Ojo de buey.

Sentada devorando
mi hamburguesa preferida de pescado,
observo un niño de ojo estrábico
y un padre montaña.

Que le enseña el principio de todos los tiempos,
del burdo capitalismo:

Dar un duro por un sueño.

Ojeo un diario y mis ojos miopes
observan unos ojos de océano
que emergen de un rostro infantil,

rubia tez ucraniana,
pueblo errante como el palestino,
como el kurdo, como las minorías cristianas
en las líneas del mapa Google.

Selva y enfermedades de ojales, con miradas oblicuas,
legañosas o presas de la locura.

Ojos cerrados, abiertos,
trémulos, bizcos, ciegos,
con glaucoma y secos sin llanto
cuando el corazón es una huida de noche.

Esos ojos de pavo.
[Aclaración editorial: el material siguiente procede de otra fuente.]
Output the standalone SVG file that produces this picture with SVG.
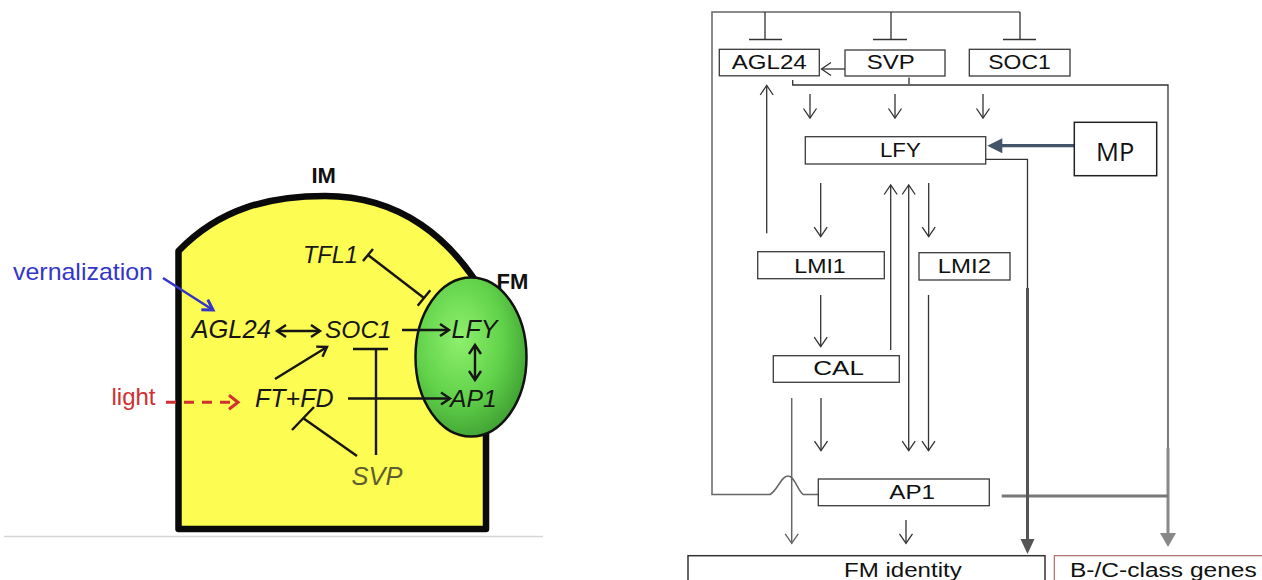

Porque no se trata
de la salvación de las almas,
es el control de la mente
a través de los libros.

De leyes insulsas que esconde el gas para el invierno,
el control de los cultivos del opio,
la descendencia de una raza.

El hombre pudo con los dinosaurios gracias a sus ojos, lentes que inventaron las lenguas de fuego,
la rueda con forma ocular
y que es capaz de decapitar córneas
por monedas de ojos.

Y pienso en esta vida
de perdidas extravagancias
y montañas pisoteadas por peces ojos 
en busca de un refugio.

La paz no tiene ojos.

¿Y la justicia?

El hombre los arranca.
Somos lo que vemos.
Y vemos lo que somos.

No me gusta lo que veo,
ojalá pueda mi voz no ser tuerta.

Basta ya de guerras ojoviles. Del ojo por ojo.